I have the oddest problem when I put my Sony Z505RX Vaio to sleep. The computer suspends/resumes correctly, but my lucent Wavelan card stays on after the computer is suspended until I manually yank the card out of the socket. I wouldnt mind except for the fact that this is likely to drain the battery while the computer is suspended. 

I used to have Debian on this laptop and this worked well. Does this have to do with apmd (which I don't have installed due to the emerge compile error) or is it some setting in the pcmcia confs? 

I have apm compiled into my kernel which is why I think suspend/resume works.

Thanks, 

Antonio

----------

## smckown

Most distributions use apmd and have scripting in place to deal with suspend and resume events.  Usually, upon receipt of a suspend event, a script is ran that issues 'cardctl suspend' to power down pcmcia cards.  Other actions are also often taken to deal with sound, networking, X, and so on.  Remember that built-in devices and not just PCMCIA may need to be massaged to properly handle suspend/resume cycles.

You may want to:

emerge apmd

Then you can add a script to /etc/apm/event.d to suspend and resume the pcmcia subsystem on APM suspend/resume events.  You may want to grab scripts from another distribution to use as a starting point.

----------

## TomorrowPlusX

Is there any command line call I could put into a script which would force X to "wake up" the video card?

When I suspend my thinkpad and close the lid, on restarting the machine wakes up, but the display is just noise and doesn't respond (it's not actually noice, it's a corrupted weird glimpse of whatever was in the video memory when I suspended the laptop)

I can usually get the machine to wake up the video card by forcing a graphics mode shift, usually by hitting ctrl-alt-f2 (or something) to get to the framebuffer console. Then I switch back to X and all's well. 

But if there were a cleaner approach I'd love to hear it. Doing what I describe above feels... well, cheezy. It doesn't instiall me with confidnce. I'd rather have a wakeup script for apmd to run which would call something which would wake up X. 

And ideas?

----------

## smckown

You've got the classic symptom of graphics hardware that doesn't like to resume directly into a graphics mode.  The conventional solution is to place the display into a text mode upon suspend, then after resume restore it to graphics mode.

X11 typically runs as virtual terminal (vt) 7.  You can switch to a text console by pressing ctrl-alt-F1.  You can return to X by pressing ctrl-alt-F7.  The correct script will automate these steps, toggling to vt1 on suspend and returning to vt7 on resume.
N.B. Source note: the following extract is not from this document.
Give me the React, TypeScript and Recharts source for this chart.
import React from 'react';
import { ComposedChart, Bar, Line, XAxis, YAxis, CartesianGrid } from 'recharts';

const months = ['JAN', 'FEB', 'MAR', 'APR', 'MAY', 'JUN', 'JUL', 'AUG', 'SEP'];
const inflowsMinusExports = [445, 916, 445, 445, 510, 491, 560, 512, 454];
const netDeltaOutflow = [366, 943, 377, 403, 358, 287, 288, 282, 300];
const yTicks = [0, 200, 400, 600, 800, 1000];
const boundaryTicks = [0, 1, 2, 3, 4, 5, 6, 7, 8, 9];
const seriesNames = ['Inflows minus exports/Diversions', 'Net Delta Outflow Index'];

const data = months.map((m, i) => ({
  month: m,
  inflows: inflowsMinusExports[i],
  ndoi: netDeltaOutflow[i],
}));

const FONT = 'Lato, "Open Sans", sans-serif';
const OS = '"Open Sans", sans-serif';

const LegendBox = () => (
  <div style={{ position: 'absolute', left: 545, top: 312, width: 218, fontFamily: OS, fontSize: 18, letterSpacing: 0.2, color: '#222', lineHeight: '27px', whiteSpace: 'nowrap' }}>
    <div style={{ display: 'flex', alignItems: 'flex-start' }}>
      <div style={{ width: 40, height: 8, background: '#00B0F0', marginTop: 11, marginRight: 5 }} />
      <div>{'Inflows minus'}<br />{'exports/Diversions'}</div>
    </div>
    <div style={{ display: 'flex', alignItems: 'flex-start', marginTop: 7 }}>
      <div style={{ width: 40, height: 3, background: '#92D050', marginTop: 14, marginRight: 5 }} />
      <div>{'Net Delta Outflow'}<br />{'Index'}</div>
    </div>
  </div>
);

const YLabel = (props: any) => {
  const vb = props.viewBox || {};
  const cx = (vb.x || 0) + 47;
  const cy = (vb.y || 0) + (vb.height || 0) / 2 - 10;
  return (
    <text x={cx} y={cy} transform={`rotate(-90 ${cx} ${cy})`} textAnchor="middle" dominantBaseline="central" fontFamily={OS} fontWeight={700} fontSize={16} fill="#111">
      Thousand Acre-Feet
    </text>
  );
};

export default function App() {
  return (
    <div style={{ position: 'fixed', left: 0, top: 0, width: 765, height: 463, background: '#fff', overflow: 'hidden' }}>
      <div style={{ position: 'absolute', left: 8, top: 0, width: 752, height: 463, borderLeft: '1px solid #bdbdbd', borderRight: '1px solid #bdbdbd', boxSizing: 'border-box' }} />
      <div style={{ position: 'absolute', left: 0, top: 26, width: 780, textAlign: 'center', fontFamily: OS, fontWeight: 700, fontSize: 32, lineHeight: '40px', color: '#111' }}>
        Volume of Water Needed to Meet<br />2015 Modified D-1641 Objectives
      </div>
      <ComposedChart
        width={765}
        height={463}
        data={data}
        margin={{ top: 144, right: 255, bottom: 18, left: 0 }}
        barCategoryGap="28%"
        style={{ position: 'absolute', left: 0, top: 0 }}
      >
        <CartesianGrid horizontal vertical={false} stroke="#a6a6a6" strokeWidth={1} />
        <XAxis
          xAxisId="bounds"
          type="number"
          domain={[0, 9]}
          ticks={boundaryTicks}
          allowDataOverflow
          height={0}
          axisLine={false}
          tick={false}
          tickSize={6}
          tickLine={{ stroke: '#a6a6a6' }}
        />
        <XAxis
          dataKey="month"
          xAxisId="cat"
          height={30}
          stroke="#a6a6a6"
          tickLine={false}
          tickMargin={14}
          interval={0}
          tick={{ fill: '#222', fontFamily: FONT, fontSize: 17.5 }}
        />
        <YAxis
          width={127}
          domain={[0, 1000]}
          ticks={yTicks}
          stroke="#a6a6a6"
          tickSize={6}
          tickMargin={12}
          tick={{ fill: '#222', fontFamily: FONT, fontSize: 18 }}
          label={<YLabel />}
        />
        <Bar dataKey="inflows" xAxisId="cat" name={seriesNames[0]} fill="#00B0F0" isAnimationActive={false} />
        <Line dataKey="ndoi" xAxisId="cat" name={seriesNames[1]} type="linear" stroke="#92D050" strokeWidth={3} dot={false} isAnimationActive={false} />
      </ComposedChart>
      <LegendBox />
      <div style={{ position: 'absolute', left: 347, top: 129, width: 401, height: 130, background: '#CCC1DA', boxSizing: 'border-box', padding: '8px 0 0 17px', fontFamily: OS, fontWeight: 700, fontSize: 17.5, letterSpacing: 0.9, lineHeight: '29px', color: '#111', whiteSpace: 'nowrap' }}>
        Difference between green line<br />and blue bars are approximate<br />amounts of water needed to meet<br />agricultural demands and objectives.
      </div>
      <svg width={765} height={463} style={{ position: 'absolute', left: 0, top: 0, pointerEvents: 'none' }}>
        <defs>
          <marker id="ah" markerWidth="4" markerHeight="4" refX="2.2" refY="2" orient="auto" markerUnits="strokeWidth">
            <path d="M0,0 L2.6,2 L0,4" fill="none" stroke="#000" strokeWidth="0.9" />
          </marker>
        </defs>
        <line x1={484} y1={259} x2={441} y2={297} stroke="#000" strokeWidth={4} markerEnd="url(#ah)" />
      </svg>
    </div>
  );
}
Place the following code snippet into /etc/apm/event.d/X

--start of script--

#!/bin/bash

# APM event script for X11

#

case "$1" in

    suspend|standby)

        [ -n "`pidof X`" ] && chvt 1

        ;;

    resume)

        [ -n "`pidof X`" ] && chvt 7

        ;;

esac

exit 0

--end of script--

Don't forget to make the script executable:

chmod 755 X

You are then ready to try it out.  If for some reason your screen goes haywire and you can't restore it, you can probably get it to restart by pressing ctrl-alt-delete.

----------